I do not live in a house with a white picket fence. Rather I live in a house on a beautiful community farm, with some people we love nearby and a lot of space for kids to play. I would never have imagined this and we would not be here if I hadn't taken the prompting and said "Yes!" to uncertainty, less security and another way of life. I personally think we live in the nicest place in Joburg (come and visit us if you haven't already). I am not a missionary in another African country nor do I work full time (or volunteer) for a church. In fact, we are currently not attending a specific church as we have kindly been released to explore a different expression of our faith. Okay, let me rephrase: Sean has felt called to explore a different expression of faith, church and discipleship and as he leads, (and I agree) I follow. We are still blessed to have many of our previous church friends still loving us and supporting us as we explore what this expression of faith means on a practical level. 

Cuddles in bed in pjs cos we don't have
to get up early for school!

One thing I did think I wanted was to be a stay-home-mum of three! And that, I am! But my three kids do not toddle off to school everyday. Rather, I have been 'taken' to being that of a homeschool mom. It is unbelievably challenging and yet unbelievably rewarding. Challenging because I am home with my children ALL DAY LONG and rewarding because I get to watch my three darlings grow, we get to do life together and oh boy do I love seeing Tristan learn to read and write! (Currently Connor is on a school sabbatical of his own choice. He is slowly coming back to doing one activity a day with me. Izzy is on a 'manage on a day to day' basis as she is too young to just get on with doing her own thing).

I have been rescued from a life of financial security, a life with a husband who works a 9 to 5 and who brings home the 'bacon', predictably, month in and month out. (I take a little breath here before I continue writing... this is a hard one for me on so many levels but there is always a but, or a YET...).

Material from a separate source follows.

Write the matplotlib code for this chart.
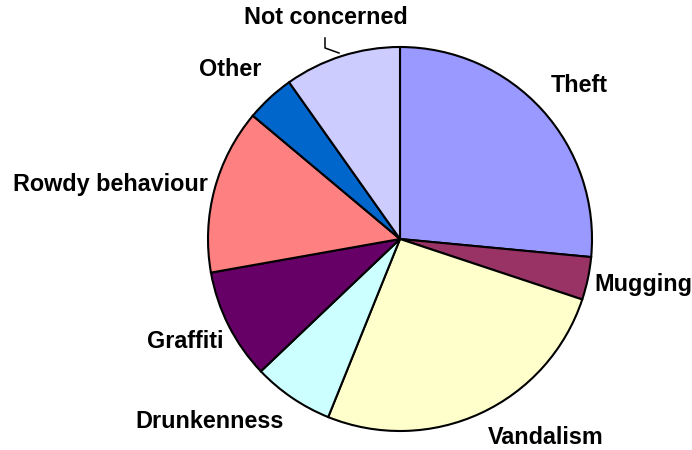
import matplotlib
matplotlib.use("Agg")
import matplotlib.pyplot as plt

categories = ["Theft", "Mugging", "Vandalism", "Drunkenness", "Graffiti",
              "Rowdy behaviour", "Other", "Not concerned"]
values = [26.5, 3.6, 26.0, 6.8, 9.3, 13.9, 4.1, 9.8]
colors = ["#9999FF", "#993366", "#FFFFCC", "#CCFFFF", "#660066",
          "#FF8080", "#0066CC", "#CCCCFF"]

# label centres in figure pixel coordinates (x from left, y from top)
label_px = [(579, 85), (643, 284), (546, 437), (210, 422), (185, 342),
            (110, 185), (230, 70), (326, 18)]

W, H = 692, 450
CX, CY, R = 400, 239, 192

def px2d(x, y):
    return (x - CX) / R, (CY - y) / R

fig = plt.figure(figsize=(W / 100, H / 100), dpi=100)
ax = fig.add_axes([0, 0, 1, 1])
ax.pie(values, colors=colors, startangle=90, counterclock=False, radius=1.0,
       wedgeprops=dict(edgecolor="black", linewidth=1.5))
x0, y0 = px2d(0, H)
x1, y1 = px2d(W, 0)
ax.set_xlim(x0, x1)
ax.set_ylim(y0, y1)
ax.set_aspect("auto")
ax.axis("off")

for name, (lx, ly) in zip(categories, label_px):
    dx, dy = px2d(lx, ly)
    ax.text(dx, dy, name, ha="center", va="center", fontsize=16.8,
            fontweight="bold", family=["Liberation Sans", "DejaVu Sans"], color="black")

# leader line for "Not concerned"
pts = [px2d(325, 38), px2d(325, 48), px2d(339, 53)]
ax.plot([p[0] for p in pts], [p[1] for p in pts], color="black", linewidth=1.1)

fig.savefig("out.png", dpi=100)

YET, what I and we as a family have gained is so much more than I could ever have thought I wanted! I have a husband who I connect with; have breakfast, lunch and dinner with, drink coffee in bed with, talk and pray with. I have a husband who takes our three children almost every morning until 7am (!) so I can rest and who then brings me coffee in bed. I have a husband who plays with our three children (and many of the other children on the farm) from 5pm so that I can have space (And when I say 'plays' I mean soccer, cricket and a whole lot of action games that he has made up). I have a family who has dinner together almost every night, children who get read to by their dad almost every night and prayed with and over at 6.30am each morning. My children have a father who schools them for 1 hour each Thursday so I can prep, who takes Tristan to Cubs every Friday (and holds his hand for a while because he is still shy and hasn't made a friend). My boys have a dad they can look up to and find their identity in and with and my daughter has a dad who is present and gives her the security she needs. This, and so much more! And all because he has TIME! (And I have time, and we as a family have time). I may have thought that I wanted money, and a lot of it, but now it is clear that what I truly value is TIME; and I am so grateful that we have it.

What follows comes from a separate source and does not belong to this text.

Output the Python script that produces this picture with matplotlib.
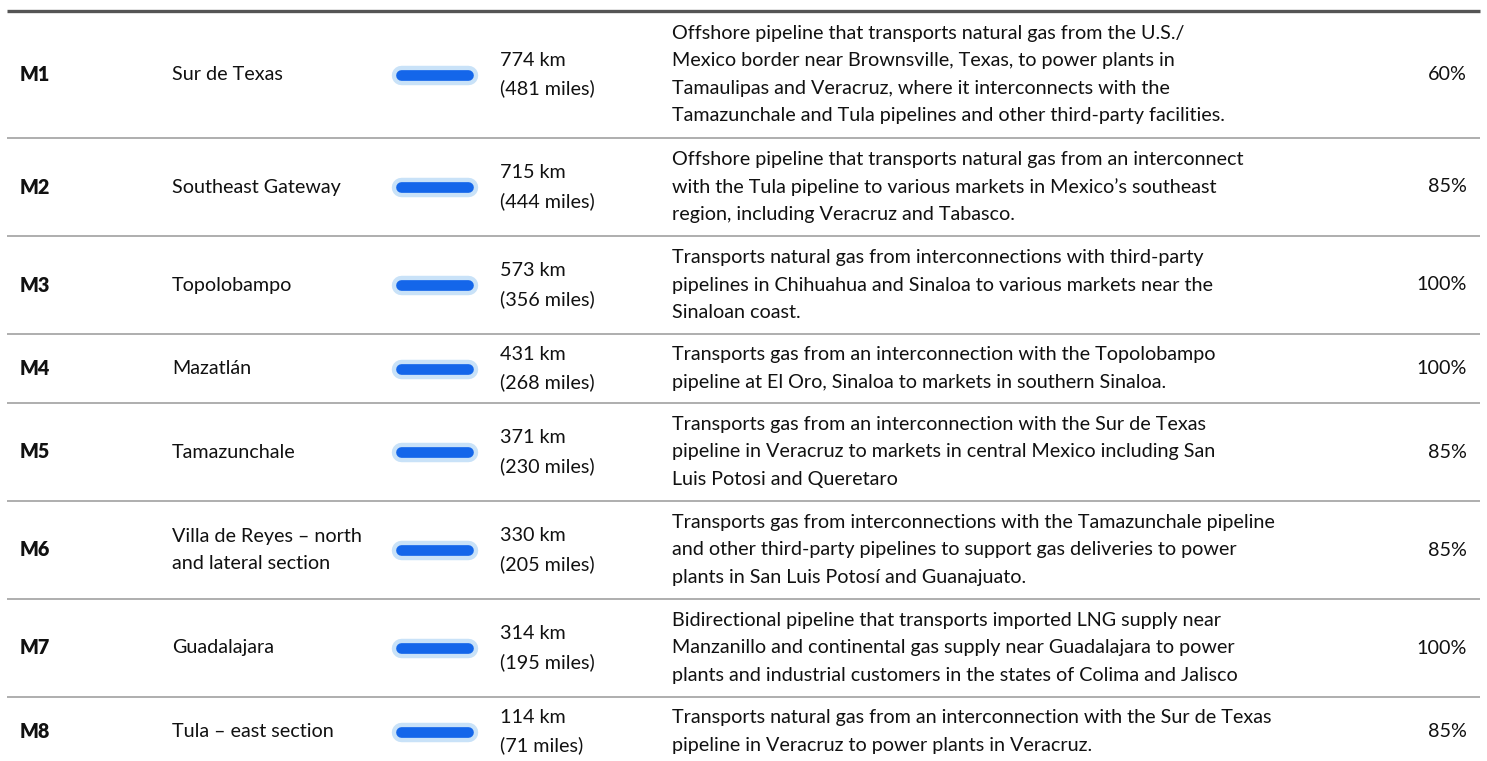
import matplotlib
matplotlib.use('Agg')
import matplotlib.pyplot as plt

plt.rcParams['font.family'] = ['Lato', 'DejaVu Sans']

# table data
ids = ['M1', 'M2', 'M3', 'M4', 'M5', 'M6', 'M7', 'M8']
names = [
    ['Sur de Texas'],
    ['Southeast Gateway'],
    ['Topolobampo'],
    ['Mazatlán'],
    ['Tamazunchale'],
    ['Villa de Reyes – north', 'and lateral section'],
    ['Guadalajara'],
    ['Tula – east section'],
]
km = [774, 715, 573, 431, 371, 330, 314, 114]
miles = [481, 444, 356, 268, 230, 205, 195, 71]
descriptions = [
    ['Offshore pipeline that transports natural gas from the U.S./',
     'Mexico border near Brownsville, Texas, to power plants in',
     'Tamaulipas and Veracruz, where it interconnects with the',
     'Tamazunchale and Tula pipelines and other third-party facilities.'],
    ['Offshore pipeline that transports natural gas from an interconnect',
     'with the Tula pipeline to various markets in Mexico’s southeast',
     'region, including Veracruz and Tabasco.'],
    ['Transports natural gas from interconnections with third-party',
     'pipelines in Chihuahua and Sinaloa to various markets near the',
     'Sinaloan coast.'],
    ['Transports gas from an interconnection with the Topolobampo',
     'pipeline at El Oro, Sinaloa to markets in southern Sinaloa.'],
    ['Transports gas from an interconnection with the Sur de Texas',
     'pipeline in Veracruz to markets in central Mexico including San',
     'Luis Potosi and Queretaro'],
    ['Transports gas from interconnections with the Tamazunchale pipeline',
     'and other third-party pipelines to support gas deliveries to power',
     'plants in San Luis Potosí and Guanajuato.'],
    ['Bidirectional pipeline that transports imported LNG supply near',
     'Manzanillo and continental gas supply near Guadalajara to power',
     'plants and industrial customers in the states of Colima and Jalisco'],
    ['Transports natural gas from an interconnection with the Sur de Texas',
     'pipeline in Veracruz to power plants in Veracruz.'],
]
ownership = ['60%', '85%', '100%', '100%', '85%', '85%', '100%', '85%']

W, H = 1487, 761
fig = plt.figure(figsize=(W / 100, H / 100), dpi=100)
ax = fig.add_axes([0, 0, 1, 1])
ax.set_xlim(0, W)
ax.set_ylim(H, 0)
ax.axis('off')

fs = 14.2
ls = 1.72
x_left, x_right = 7, 1480
top = 11
ax.plot([x_left, x_right], [top, top], color='#555555', lw=2.4, solid_capstyle='butt')

y = top
for i in range(len(ids)):
    n = max(len(descriptions[i]), len(names[i]), 2)
    h = 29 * n + 11
    yc = y + h / 2
    ax.text(20, yc, ids[i], fontsize=fs, fontweight='heavy', va='center', ha='left', color='#111111')
    ax.text(172, yc, '\n'.join(names[i]), fontsize=fs, va='center', ha='left',
            color='#111111', linespacing=ls)
    ax.plot([400.5, 467.5], [yc, yc], color='#c9e2f8', lw=14, solid_capstyle='round')
    ax.plot([400.5, 467.5], [yc, yc], color='#1466ea', lw=7.7, solid_capstyle='round')
    ax.text(500, yc, f'{km[i]} km\n({miles[i]} miles)', fontsize=fs, va='center',
            ha='left', color='#111111', linespacing=ls)
    ax.text(672, yc, '\n'.join(descriptions[i]), fontsize=fs, va='center', ha='left',
            color='#111111', linespacing=ls)
    ax.text(1467, yc, ownership[i], fontsize=fs, va='center', ha='right', color='#111111')
    y += h
    if i < len(ids) - 1:
        ax.plot([x_left, x_right], [y, y], color='#999999', lw=1.1, solid_capstyle='butt')

fig.savefig('out.png', dpi=100)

To end off I just want to clarify a few things... This post is very personal and specific to me and to who I am. I am in no way judging anyone else's life by what I say that I have been rescued from and by what I have been taken to. We are all called to be true to what has been asked of us. Added to this, I know that our family is far from perfect; I can be a firey and impatient mom, Sean and I don't always see eye to eye (and can be quite verbal about it😂) and our kids have been known to exasperate us to the point of insanity. Some may think we are brave and others, I am sure, think we are just plain stupid. Either way, both Sean and I feel fully that we are doing what we are called to do right now. This may change, this may look different some day, but for now THIS IS US.